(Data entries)
————————
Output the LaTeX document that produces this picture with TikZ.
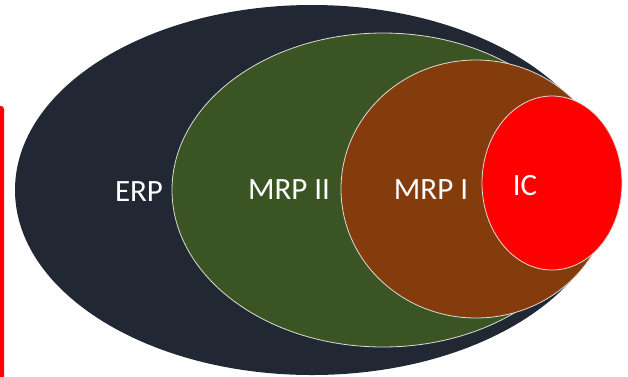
\documentclass[tikz,border=0pt]{standalone}
\usepackage{fontspec}
\setmainfont{Carlito}
\definecolor{erpc}{HTML}{212733}
\definecolor{mrp2c}{HTML}{3A5424}
\definecolor{mrp1c}{HTML}{843C0C}
\definecolor{icc}{HTML}{FF0000}
\definecolor{rimc}{HTML}{DCDCD4}
\tikzset{
  ring/.style={draw=rimc, line width=0.8pt},
  lbl/.style={text=white, font=\fontsize{31}{31}\selectfont, inner sep=0pt}
}
\begin{document}
\begin{tikzpicture}[x=1pt,y=-1pt]
\useasboundingbox (0,0) rectangle (628,376);
% red side bar
\fill[icc, rounded corners=3pt] (-4,106) rectangle (4,384);
% nested sets
\fill[erpc] (312,190) ellipse [x radius=297, y radius=185];
\filldraw[mrp2c, ring] (383,190) ellipse [x radius=211, y radius=157];
\filldraw[mrp1c, ring] (476,189) ellipse [x radius=135, y radius=129];
\filldraw[icc, ring] (552,183) ellipse [x radius=70, y radius=87];
% labels
\node[lbl] (erp) at (139,192) {ERP};
\node[lbl] (mrpii) at (289,190) {MRP II};
\node[lbl] (mrpi) at (431,190) {MRP I};
\node[lbl] (ic) at (525,186) {IC};
\end{tikzpicture}
\end{document}
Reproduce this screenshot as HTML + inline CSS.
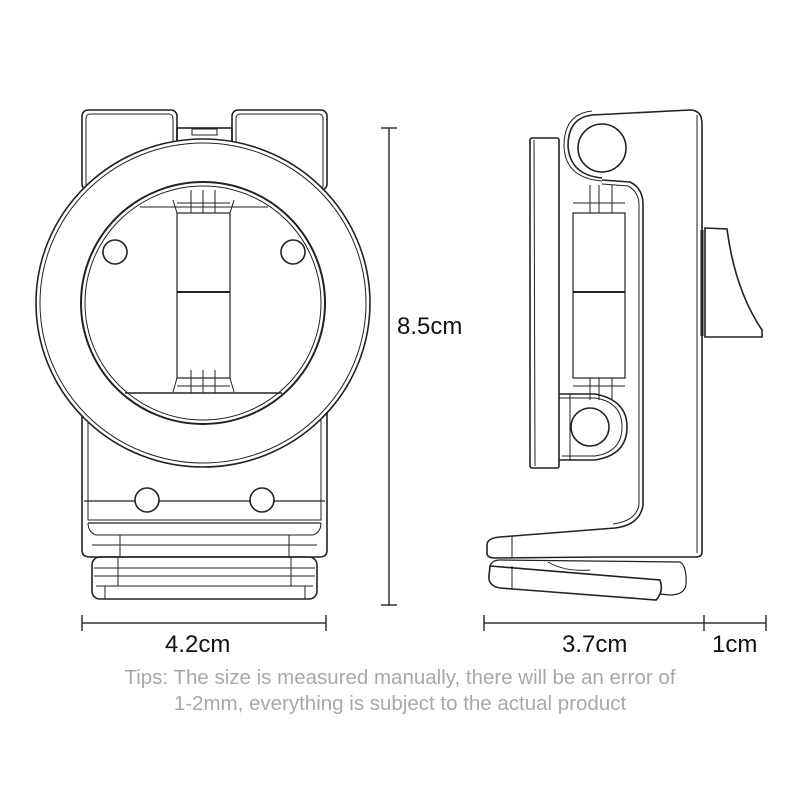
————————
- _What you will do_: Leave the pictures out and output the rest of the listing exactly.

- _Response for this exercise_:
Output the LaTeX document that produces this picture with TikZ.
\documentclass[tikz,border=0pt]{standalone}
\usepackage{fontspec}
\setmainfont{Carlito}
\definecolor{erpc}{HTML}{212733}
\definecolor{mrp2c}{HTML}{3A5424}
\definecolor{mrp1c}{HTML}{843C0C}
\definecolor{icc}{HTML}{FF0000}
\definecolor{rimc}{HTML}{DCDCD4}
\tikzset{
  ring/.style={draw=rimc, line width=0.8pt},
  lbl/.style={text=white, font=\fontsize{31}{31}\selectfont, inner sep=0pt}
}
\begin{document}
\begin{tikzpicture}[x=1pt,y=-1pt]
\useasboundingbox (0,0) rectangle (628,376);
% red side bar
\fill[icc, rounded corners=3pt] (-4,106) rectangle (4,384);
% nested sets
\fill[erpc] (312,190) ellipse [x radius=297, y radius=185];
\filldraw[mrp2c, ring] (383,190) ellipse [x radius=211, y radius=157];
\filldraw[mrp1c, ring] (476,189) ellipse [x radius=135, y radius=129];
\filldraw[icc, ring] (552,183) ellipse [x radius=70, y radius=87];
% labels
\node[lbl] (erp) at (139,192) {ERP};
\node[lbl] (mrpii) at (289,190) {MRP II};
\node[lbl] (mrpi) at (431,190) {MRP I};
\node[lbl] (ic) at (525,186) {IC};
\end{tikzpicture}
\end{document}
Reproduce this screenshot as HTML + inline CSS.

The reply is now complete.